Business Secretary Vince Cable said the decision gave the Midlands a "great boost" and represented a "real vote of confidence in British manufacturing". "The government has been working hard with industry to support the UK rail supply chain to maximise growth opportunities through contracts like this."

Labour MP for Derby South, Margaret Beckett, said after Thameslink, Bombadier's workers were "very much put on their mettle". Everybody was devastated by the Thameslink decision, but they have really got stuck in and proved that they are the right people to have this contract, which I have no doubt they are."


Mr Cable’s brief statement hides the fact that Siemens pulled out of the competition having a full order book and they said that they were not sure they could manage another large contract in the timescales. Hitachi are fully stretched building the Inter City Express Trains in a multi-billion pound deal so this in reality, only left Bombardier as a serious contender for the Crossrail contract.

The political furore that followed the larger Thameslink contract going to Siemens in 2011 with the risk that Bombardier Works at Derby was under threat as a result brought politics into play. The labour Government awarded the IEP contract to Hitachi but stipulated that the trains were built in the UK, but the next Government awarded the Siemens Thameslink contract but allowed the trains to be built in Germany. The other bidders were the Spanish manufacturer, CAF who have yet to make a breakthrough into the UK train supply market and Alstom who withdrew after having a disastrous venture into the UK train supply industry.

Mainland European countries have a record of awarding their train contracts to manufacturers based in their country despite EU procurement rules and following these other countries’ strategy may have been followed with the Crossrail order with a looser interpretation of the guidelines.

Much has rightly been made of establishing Apprentice Schools and the effect on the local economy via local supply chain management and these factors are thought to have played their part in the contract award.
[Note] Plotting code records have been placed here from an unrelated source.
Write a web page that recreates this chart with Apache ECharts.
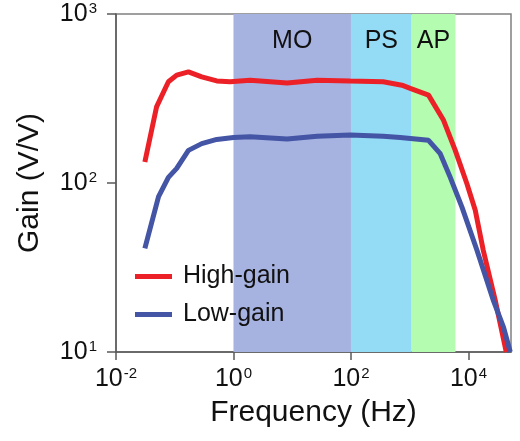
<!DOCTYPE html>
<html>
<head>
<meta charset="utf-8">
<script src="https://cdn.jsdelivr.net/npm/echarts@6/dist/echarts.min.js"></script>
<style>
html, body { margin: 0; padding: 0; background: #fff; }
#chart { width: 520px; height: 441px; }
</style>
</head>
<body>
<div id="chart"></div>
<script>
// values
var highFreq = [0.031, 0.049, 0.078, 0.108, 0.171, 0.288, 0.519, 0.875, 1.92, 8.19, 26.5, 97, 354, 736, 1020, 2090, 3770, 5960, 9420, 13060, 17860, 28600, 44000];
var highGain = [133, 282, 397, 435, 455, 425, 402, 397, 406, 390, 406, 401, 397, 379, 363, 331, 235, 156, 99, 69, 40, 20.2, 10];
var lowFreq = [0.031, 0.053, 0.078, 0.108, 0.171, 0.288, 0.519, 1.0, 1.92, 8.19, 26.5, 97, 354, 689, 2090, 3310, 4900, 7750, 13960, 26800, 39600, 51500];
var lowGain = [41, 83, 108, 122, 156, 171, 181, 186, 188, 182, 189, 192, 189, 186, 179, 149, 108, 72, 40, 20, 14, 10];

var bandNames = ["MO", "PS", "AP"];
var bandEdges = [1, 100, 1080, 6000];
var bandColors = ["#a6b2e0", "#94dcf6", "#b3fcb0"];

var xTicks = [0.01, 1, 100, 10000];
var font = "Liberation Sans, Arial, sans-serif";

function pairs(xs, ys) {
  var out = [];
  for (var i = 0; i < xs.length; i++) out.push([xs[i], ys[i]]);
  return out;
}

function powLabel(v) {
  var e = Math.round(Math.log10(v));
  return "{b|10}{s|" + e + "}";
}

var labelRich = {
  b: { fontSize: 25, fontFamily: font, color: "#111", lineHeight: 26, verticalAlign: "bottom" },
  s: { fontSize: 15, fontFamily: font, color: "#111", lineHeight: 26, verticalAlign: "top", padding: [0, 0, 10, 1] }
};

var bands = [];
for (var i = 0; i < bandNames.length; i++) {
  bands.push([
    { name: bandNames[i], xAxis: bandEdges[i], yAxis: 10, itemStyle: { color: bandColors[i] } },
    { xAxis: bandEdges[i + 1], yAxis: 1000 }
  ]);
}

var myChart = echarts.init(document.getElementById("chart"));
myChart.setOption({
  animation: false,
  grid: {
    left: 116, right: 9, top: 14, bottom: 89,
    show: true, borderColor: "#808080", borderWidth: 1.5
  },
  legend: {
    data: ["High-gain", "Low-gain"],
    orient: "vertical",
    left: 135, top: 264,
    padding: 0,
    itemGap: 13,
    itemWidth: 37, itemHeight: 5,
    icon: "rect",
    textStyle: { fontSize: 25, fontFamily: font, color: "#111", padding: [0, 0, 0, 6] }
  },
  xAxis: {
    type: "log",
    min: 0.01, max: 53000,
    name: "Frequency (Hz)",
    nameLocation: "middle",
    nameGap: 46,
    nameTextStyle: { fontSize: 30, fontFamily: font, color: "#111" },
    axisLine: { lineStyle: { color: "#5a5a5a", width: 1.5 } },
    axisTick: { show: true, length: 8, customValues: xTicks, lineStyle: { color: "#5a5a5a", width: 1.5 } },
    minorTick: { show: false },
    splitLine: { show: false },
    axisLabel: { customValues: xTicks, margin: 14, formatter: powLabel, rich: labelRich }
  },
  yAxis: {
    type: "log",
    min: 10, max: 1000,
    name: "Gain (V/V)",
    nameLocation: "middle",
    nameGap: 71,
    nameTextStyle: { fontSize: 30, fontFamily: font, color: "#111" },
    axisLine: { show: true, lineStyle: { color: "#5a5a5a", width: 1.5 } },
    axisTick: { show: true, length: 9, lineStyle: { color: "#5a5a5a", width: 1.5 } },
    splitLine: { show: false },
    axisLabel: { margin: 19, formatter: powLabel, rich: labelRich }
  },
  series: [
    {
      name: "bands",
      type: "line",
      data: [],
      z: 1,
      silent: true,
      markArea: {
        silent: true,
        label: { show: true, position: "insideTop", distance: 15, fontSize: 25, fontFamily: font, color: "#111" },
        data: bands
      }
    },
    {
      name: "High-gain",
      type: "line",
      z: 3,
      data: pairs(highFreq, highGain),
      showSymbol: false,
      color: "#ec2127",
      lineStyle: { width: 5 }
    },
    {
      name: "Low-gain",
      type: "line",
      z: 3,
      data: pairs(lowFreq, lowGain),
      showSymbol: false,
      color: "#4455a5",
      lineStyle: { width: 5 }
    }
  ]
});
</script>
</body>
</html>
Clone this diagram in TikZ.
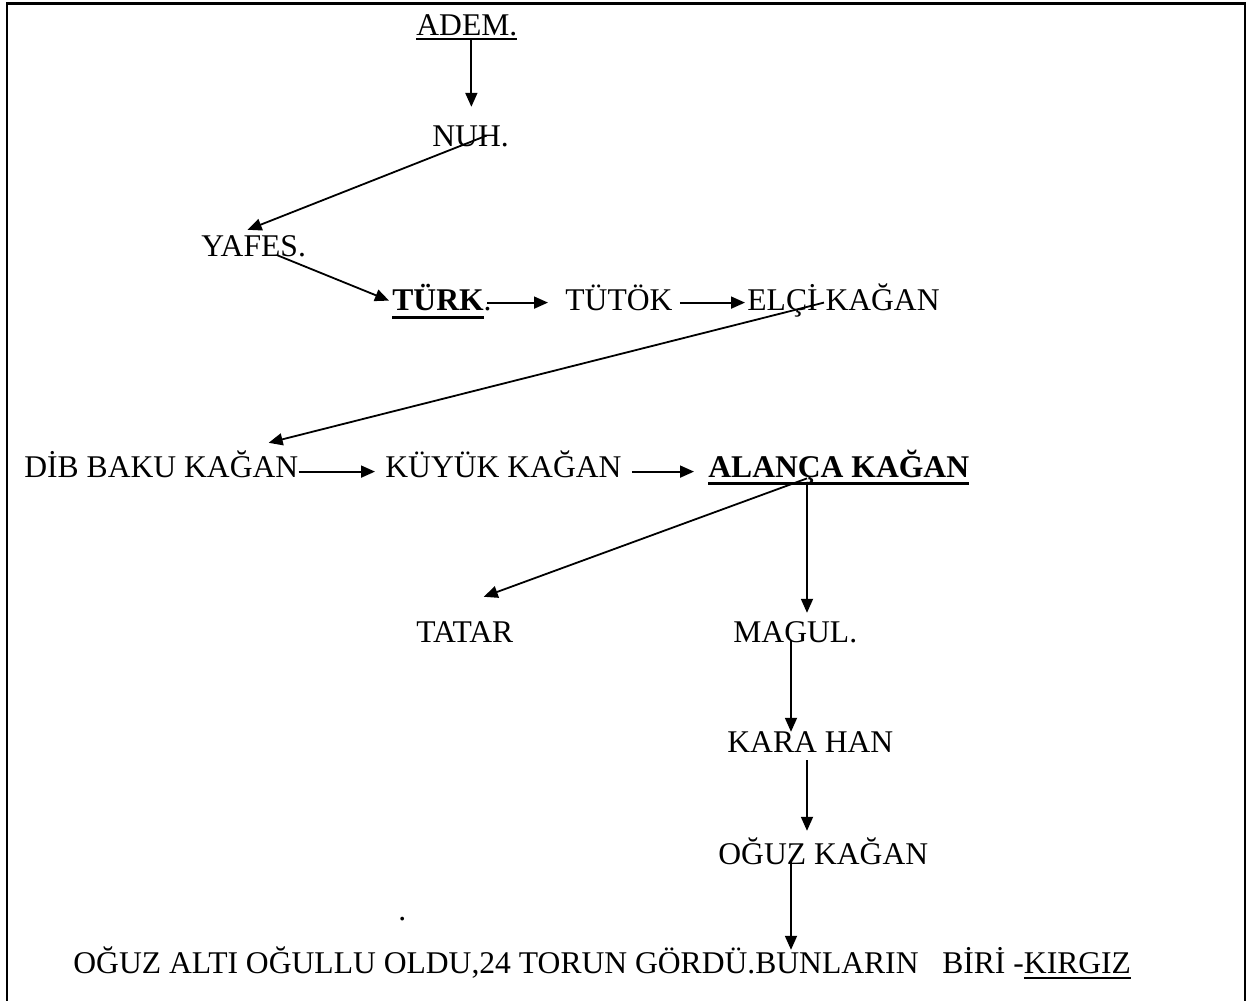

The DfT estimate that this contract would support 760 manufacturing jobs and 80 apprenticeships and in addition, up to 340 new jobs will be created with an estimated 74% of the amount spent on the contract would be within the UK. The European Investment Bank has offered a £500 million loan to TfL to help finance the trains.

The train itself

Each of the 65 trains, designated as a Class 345, will be 200 metres long and their nine car formation will be able to carry 1500 passengers and as with the Derby built tube stock feature walk-through carriages and provide real-time travel information. There is an option for another 18 trains if required.

The trains will start running in May 2017 between Liverpool Street to Shenfield and then a year later they will run the Heathrow Connect trains from Paddington to Heathrow. The gradual introduction spreads in December 2018 between Paddington and Abbey Wood through central London before the full service starts a year later from Maidenhead.

Derby 175

The contract award was celebrated at the Derby Rail Forum’s 21st anniversary celebration at the House of Commons and hosted by Milton Keynes MP, Iain Stewart who is the Principle Private Secretary to the Transport Secretary Patrick McCloughlin.

There was some irony as Mr Stewart had to deliver his bosses speech extoling the virtues of Derby and its 175th anniversary when his local Railway Works celebrated its 175th anniversary in 2013. The battle for the Apprentice School is on between Derby and Wolverton, a rivalry that goes back 150 years ago!

But whatever the rivalry, train manufacturing remains in Derby but it was a close call as the end of the 1395 Underground Sub-surface line train carriage building contracts are in sight next year.